── DATA LINES

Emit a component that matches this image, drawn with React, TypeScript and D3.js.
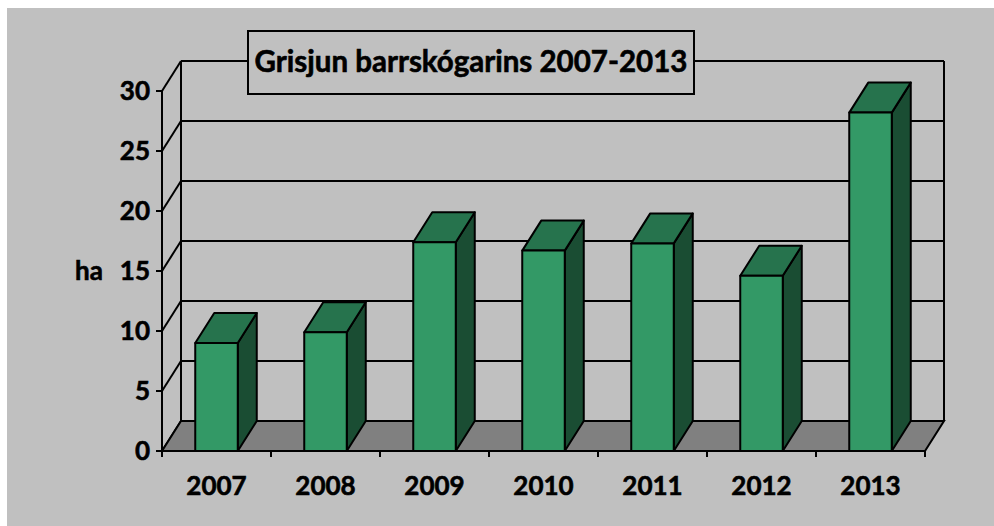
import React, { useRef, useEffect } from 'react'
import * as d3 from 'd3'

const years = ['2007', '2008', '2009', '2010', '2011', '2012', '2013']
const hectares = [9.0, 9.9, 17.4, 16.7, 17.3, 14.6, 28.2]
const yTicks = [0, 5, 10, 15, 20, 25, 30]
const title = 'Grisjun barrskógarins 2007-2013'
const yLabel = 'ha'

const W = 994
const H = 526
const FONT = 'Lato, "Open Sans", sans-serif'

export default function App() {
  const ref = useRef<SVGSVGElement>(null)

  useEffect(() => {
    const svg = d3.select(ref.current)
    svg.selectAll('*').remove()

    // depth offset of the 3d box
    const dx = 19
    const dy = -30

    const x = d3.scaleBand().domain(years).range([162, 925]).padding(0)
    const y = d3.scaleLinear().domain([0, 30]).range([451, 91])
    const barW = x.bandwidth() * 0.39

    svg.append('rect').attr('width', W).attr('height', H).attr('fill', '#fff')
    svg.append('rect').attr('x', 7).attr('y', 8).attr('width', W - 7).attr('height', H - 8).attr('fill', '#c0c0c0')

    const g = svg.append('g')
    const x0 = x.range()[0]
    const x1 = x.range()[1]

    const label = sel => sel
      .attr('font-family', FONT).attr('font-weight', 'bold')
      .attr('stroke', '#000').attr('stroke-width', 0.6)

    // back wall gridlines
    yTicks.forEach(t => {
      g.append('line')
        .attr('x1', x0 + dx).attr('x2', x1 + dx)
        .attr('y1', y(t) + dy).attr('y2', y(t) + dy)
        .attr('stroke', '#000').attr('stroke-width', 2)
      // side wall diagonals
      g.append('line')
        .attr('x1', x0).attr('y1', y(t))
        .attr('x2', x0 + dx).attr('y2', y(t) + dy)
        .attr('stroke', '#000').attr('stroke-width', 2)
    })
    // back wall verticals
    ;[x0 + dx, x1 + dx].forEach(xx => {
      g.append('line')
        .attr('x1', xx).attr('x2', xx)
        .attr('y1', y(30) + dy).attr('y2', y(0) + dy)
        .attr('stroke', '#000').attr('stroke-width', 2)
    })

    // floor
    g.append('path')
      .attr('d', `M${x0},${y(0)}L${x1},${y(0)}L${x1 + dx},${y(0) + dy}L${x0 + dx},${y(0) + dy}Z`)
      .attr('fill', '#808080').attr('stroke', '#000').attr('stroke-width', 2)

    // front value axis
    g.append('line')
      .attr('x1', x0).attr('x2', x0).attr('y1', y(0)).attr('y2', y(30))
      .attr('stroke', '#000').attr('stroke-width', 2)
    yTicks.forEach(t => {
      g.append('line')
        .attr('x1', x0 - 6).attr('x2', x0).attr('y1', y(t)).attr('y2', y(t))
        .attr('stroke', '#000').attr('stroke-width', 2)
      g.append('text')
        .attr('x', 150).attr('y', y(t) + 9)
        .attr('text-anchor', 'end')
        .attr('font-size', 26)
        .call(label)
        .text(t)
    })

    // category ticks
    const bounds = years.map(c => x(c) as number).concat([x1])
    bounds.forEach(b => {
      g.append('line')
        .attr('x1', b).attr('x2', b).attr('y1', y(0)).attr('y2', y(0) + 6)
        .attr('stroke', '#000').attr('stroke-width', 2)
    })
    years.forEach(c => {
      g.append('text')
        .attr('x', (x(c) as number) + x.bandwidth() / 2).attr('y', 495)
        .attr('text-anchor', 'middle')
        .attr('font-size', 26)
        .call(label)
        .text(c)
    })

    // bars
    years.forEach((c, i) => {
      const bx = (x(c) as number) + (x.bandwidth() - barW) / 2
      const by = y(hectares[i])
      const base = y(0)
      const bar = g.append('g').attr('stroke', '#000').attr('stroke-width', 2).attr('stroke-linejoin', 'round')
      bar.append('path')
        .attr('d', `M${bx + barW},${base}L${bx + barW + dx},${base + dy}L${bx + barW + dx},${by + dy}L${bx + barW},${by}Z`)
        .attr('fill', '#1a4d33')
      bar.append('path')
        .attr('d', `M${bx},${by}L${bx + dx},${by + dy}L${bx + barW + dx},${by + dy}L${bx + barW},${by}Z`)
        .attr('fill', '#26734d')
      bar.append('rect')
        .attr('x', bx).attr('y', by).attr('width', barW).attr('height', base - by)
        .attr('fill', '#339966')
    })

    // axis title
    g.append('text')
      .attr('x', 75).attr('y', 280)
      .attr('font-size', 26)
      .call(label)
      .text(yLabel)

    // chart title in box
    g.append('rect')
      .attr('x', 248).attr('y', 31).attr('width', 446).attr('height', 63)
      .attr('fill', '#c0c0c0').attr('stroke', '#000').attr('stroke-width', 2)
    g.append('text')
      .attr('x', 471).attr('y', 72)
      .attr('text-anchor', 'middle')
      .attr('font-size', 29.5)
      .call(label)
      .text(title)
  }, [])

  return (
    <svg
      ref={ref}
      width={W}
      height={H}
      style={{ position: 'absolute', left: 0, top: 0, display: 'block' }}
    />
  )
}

────
── DATA LINES

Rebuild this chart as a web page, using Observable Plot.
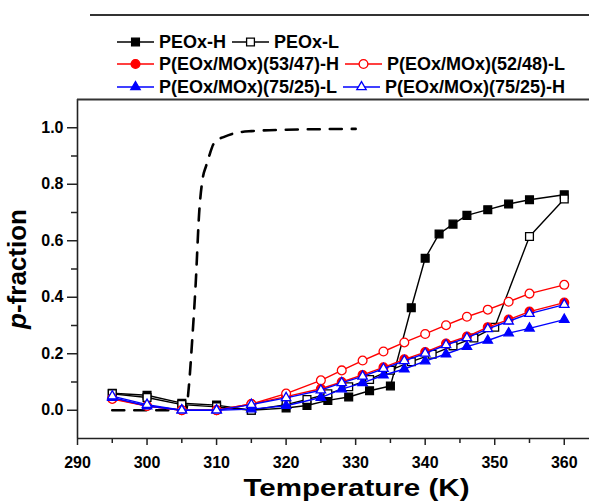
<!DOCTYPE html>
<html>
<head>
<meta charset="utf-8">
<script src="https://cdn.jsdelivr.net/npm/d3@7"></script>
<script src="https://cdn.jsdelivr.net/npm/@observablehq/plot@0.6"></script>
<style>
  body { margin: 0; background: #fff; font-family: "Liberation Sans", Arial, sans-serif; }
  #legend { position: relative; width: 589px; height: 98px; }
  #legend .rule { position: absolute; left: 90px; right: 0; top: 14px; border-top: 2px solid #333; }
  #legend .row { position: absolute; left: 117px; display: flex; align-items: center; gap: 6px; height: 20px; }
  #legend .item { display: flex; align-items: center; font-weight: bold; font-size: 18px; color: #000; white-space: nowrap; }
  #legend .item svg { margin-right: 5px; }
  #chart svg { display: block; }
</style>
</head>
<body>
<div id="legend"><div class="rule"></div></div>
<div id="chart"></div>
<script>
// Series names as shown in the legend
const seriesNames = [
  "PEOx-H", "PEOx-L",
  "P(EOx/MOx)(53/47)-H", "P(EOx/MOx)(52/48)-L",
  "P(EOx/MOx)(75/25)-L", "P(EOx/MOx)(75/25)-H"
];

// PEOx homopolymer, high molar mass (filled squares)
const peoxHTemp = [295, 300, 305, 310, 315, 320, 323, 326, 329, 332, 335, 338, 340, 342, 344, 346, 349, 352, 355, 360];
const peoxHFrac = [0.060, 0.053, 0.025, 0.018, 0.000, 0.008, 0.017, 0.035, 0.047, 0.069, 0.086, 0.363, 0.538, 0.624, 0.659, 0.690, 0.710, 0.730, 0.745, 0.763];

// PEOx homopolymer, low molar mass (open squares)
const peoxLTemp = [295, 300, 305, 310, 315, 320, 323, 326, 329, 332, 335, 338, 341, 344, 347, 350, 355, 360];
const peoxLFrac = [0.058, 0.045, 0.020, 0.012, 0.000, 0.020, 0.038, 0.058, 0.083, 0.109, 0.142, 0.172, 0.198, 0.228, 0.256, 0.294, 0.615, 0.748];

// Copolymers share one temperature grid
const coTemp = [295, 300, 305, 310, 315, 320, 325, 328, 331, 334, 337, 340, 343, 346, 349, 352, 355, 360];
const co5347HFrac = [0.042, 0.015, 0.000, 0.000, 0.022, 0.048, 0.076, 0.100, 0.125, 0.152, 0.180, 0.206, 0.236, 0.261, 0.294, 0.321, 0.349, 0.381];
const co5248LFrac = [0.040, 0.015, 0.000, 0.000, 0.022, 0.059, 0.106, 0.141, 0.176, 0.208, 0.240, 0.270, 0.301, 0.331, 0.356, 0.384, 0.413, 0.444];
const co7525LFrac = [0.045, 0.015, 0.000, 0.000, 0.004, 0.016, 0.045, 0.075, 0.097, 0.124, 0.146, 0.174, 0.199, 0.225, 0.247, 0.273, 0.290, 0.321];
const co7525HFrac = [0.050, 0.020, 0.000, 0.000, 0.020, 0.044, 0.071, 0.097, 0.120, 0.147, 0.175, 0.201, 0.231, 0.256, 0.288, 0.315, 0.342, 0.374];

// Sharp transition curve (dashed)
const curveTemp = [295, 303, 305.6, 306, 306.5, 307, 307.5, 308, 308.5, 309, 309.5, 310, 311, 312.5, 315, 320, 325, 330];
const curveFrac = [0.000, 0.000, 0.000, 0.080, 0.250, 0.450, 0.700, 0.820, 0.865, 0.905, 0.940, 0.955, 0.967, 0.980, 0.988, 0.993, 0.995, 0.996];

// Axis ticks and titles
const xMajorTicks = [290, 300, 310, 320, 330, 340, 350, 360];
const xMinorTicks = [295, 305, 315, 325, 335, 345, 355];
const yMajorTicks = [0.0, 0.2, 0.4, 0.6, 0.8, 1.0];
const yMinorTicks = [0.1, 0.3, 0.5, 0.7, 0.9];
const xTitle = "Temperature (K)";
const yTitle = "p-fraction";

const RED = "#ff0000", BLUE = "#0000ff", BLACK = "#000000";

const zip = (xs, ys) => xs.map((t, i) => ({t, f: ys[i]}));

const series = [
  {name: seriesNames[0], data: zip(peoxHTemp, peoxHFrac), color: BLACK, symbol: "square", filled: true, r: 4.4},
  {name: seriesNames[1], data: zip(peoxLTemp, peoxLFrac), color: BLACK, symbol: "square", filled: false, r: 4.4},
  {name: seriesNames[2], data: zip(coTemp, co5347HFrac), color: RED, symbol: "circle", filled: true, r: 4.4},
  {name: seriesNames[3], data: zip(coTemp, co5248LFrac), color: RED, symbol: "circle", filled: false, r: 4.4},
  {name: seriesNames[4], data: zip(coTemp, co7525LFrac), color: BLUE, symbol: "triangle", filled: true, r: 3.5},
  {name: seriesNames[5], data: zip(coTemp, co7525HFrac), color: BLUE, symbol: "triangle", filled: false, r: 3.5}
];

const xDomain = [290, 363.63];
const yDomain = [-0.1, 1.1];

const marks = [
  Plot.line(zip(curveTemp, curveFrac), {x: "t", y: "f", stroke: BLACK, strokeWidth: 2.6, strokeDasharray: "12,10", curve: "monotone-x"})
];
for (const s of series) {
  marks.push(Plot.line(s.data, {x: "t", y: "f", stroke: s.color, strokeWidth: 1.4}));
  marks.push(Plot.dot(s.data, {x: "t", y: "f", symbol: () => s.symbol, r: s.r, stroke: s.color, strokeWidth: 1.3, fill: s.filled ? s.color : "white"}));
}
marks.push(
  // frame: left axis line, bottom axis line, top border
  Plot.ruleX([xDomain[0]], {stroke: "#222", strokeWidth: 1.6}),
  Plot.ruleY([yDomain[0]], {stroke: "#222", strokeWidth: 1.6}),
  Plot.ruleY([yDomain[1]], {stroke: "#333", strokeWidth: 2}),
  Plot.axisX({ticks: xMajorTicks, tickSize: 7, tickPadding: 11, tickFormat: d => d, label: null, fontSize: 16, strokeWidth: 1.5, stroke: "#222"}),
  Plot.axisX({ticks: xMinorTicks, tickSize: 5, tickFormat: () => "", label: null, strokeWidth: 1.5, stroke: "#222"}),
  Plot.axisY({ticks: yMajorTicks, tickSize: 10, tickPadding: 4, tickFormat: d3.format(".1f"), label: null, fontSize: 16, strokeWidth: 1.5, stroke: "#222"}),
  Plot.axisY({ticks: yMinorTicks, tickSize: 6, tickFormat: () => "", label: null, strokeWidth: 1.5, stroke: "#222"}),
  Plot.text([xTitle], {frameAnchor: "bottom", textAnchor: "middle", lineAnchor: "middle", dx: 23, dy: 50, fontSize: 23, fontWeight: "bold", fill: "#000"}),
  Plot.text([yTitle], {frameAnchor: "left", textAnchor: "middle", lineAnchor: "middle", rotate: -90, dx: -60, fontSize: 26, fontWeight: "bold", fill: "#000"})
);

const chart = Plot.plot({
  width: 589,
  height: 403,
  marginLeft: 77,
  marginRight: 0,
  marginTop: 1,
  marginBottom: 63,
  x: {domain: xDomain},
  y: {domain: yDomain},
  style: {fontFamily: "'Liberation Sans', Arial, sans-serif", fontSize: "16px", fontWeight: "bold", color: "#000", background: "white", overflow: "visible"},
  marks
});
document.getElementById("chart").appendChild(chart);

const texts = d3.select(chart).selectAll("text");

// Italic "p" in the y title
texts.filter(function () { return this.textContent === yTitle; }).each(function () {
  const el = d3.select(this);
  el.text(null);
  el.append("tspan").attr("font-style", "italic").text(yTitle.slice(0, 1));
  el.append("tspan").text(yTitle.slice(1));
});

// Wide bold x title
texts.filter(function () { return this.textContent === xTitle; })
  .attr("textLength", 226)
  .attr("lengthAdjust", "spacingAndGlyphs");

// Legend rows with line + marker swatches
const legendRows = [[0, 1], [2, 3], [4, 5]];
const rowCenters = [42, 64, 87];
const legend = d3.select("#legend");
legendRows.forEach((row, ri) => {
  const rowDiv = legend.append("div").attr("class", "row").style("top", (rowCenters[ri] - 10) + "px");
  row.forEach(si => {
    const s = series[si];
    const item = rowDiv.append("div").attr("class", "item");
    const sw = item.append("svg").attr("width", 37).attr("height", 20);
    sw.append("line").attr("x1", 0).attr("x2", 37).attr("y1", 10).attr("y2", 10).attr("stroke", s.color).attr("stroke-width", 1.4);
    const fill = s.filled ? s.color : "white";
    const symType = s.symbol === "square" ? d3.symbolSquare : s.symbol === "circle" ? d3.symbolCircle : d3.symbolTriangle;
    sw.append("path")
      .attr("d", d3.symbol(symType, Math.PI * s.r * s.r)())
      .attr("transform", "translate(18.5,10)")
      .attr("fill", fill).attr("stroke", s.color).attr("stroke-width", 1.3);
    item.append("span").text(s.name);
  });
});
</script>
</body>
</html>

────

Reproduce only the lines running from the one that has "Emit a component" through the one that has "const dy = -30", ends included. Any pictures in that stretch should not be copied.

## EXERCISE OUTPUT
Emit a component that matches this image, drawn with React, TypeScript and D3.js.
import React, { useRef, useEffect } from 'react'
import * as d3 from 'd3'

const years = ['2007', '2008', '2009', '2010', '2011', '2012', '2013']
const hectares = [9.0, 9.9, 17.4, 16.7, 17.3, 14.6, 28.2]
const yTicks = [0, 5, 10, 15, 20, 25, 30]
const title = 'Grisjun barrskógarins 2007-2013'
const yLabel = 'ha'

const W = 994
const H = 526
const FONT = 'Lato, "Open Sans", sans-serif'

export default function App() {
  const ref = useRef<SVGSVGElement>(null)

  useEffect(() => {
    const svg = d3.select(ref.current)
    svg.selectAll('*').remove()

    // depth offset of the 3d box
    const dx = 19
    const dy = -30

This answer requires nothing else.